I consider the the ODE $ -u''(x)=f(x),\quad x\in \left]0,1\right[ $ with $ u(0)=u(1)=0 $. So I search a function $ u:\ [0,1]\rightarrow \mathbb{R} $ which solves this problem.
First step is to discretize the domain of $ u $ with $ x_i:=\frac{i}{n},\ i=0,\ldots,n $ and I search approximated values $ u_i\approx u(x_i) $. Further define $ f_i=f(x_i),\ i=1,\ldots,n-1 $.
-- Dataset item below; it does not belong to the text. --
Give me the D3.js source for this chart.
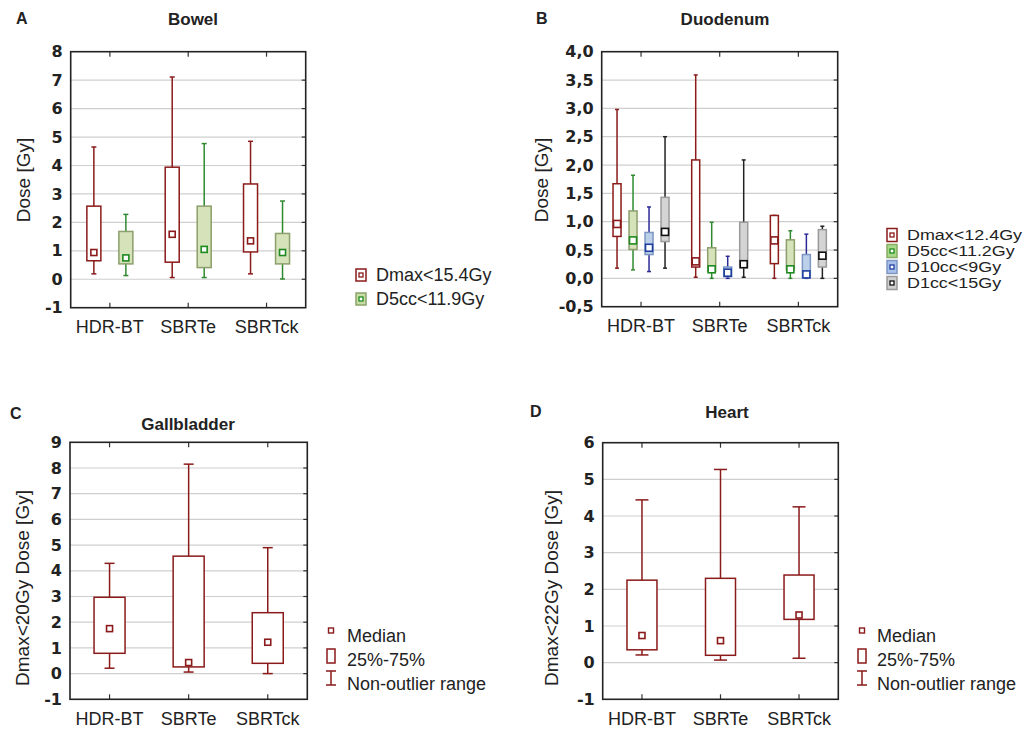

So far so good, but now here comes my problem: The second derivative is approximated by the difference quotient which is reached by taylor approximation. Lets claim $ u $ is in $ \mathcal{C}^4([0,1]) $. Then we get:
$$ u(x\pm h)=u(x)\pm u'(x)\cdot h\pm\frac{1}{2!}\cdot u''(x)\cdot h^2\pm \frac{1}{3!} \cdot u^{(3)}(x)\cdot h^3+\underbrace{\frac{1}{4!}\cdot u^{(4)}(x\pm \xi_{\pm} \cdot h)\cdot h^4}_{(*)} $$ with $ \xi_{\pm}\in [0,1] $
I cannot comprehend how to get to this formula. And which remainder term is $(*)$? When I try to get it I only get this:
At first I do taylor approximation for fourth order at $ x_0\in [0,1] $: $ u(x)\\=u(x_0)+u'(x_0)\cdot (x-x_0)+\frac{1}{2!}\cdot u''(x_0)\cdot (x-x_0)^2+\frac{1}{3!}\cdot u^{(3)}(x_0)\cdot (x-x_0)^3+\underbrace{R_4(x;x_0)}_{(**)} $
From here I get stuck.
(**) Some remainder term... . I'm only familiar with the lagrange remainder term.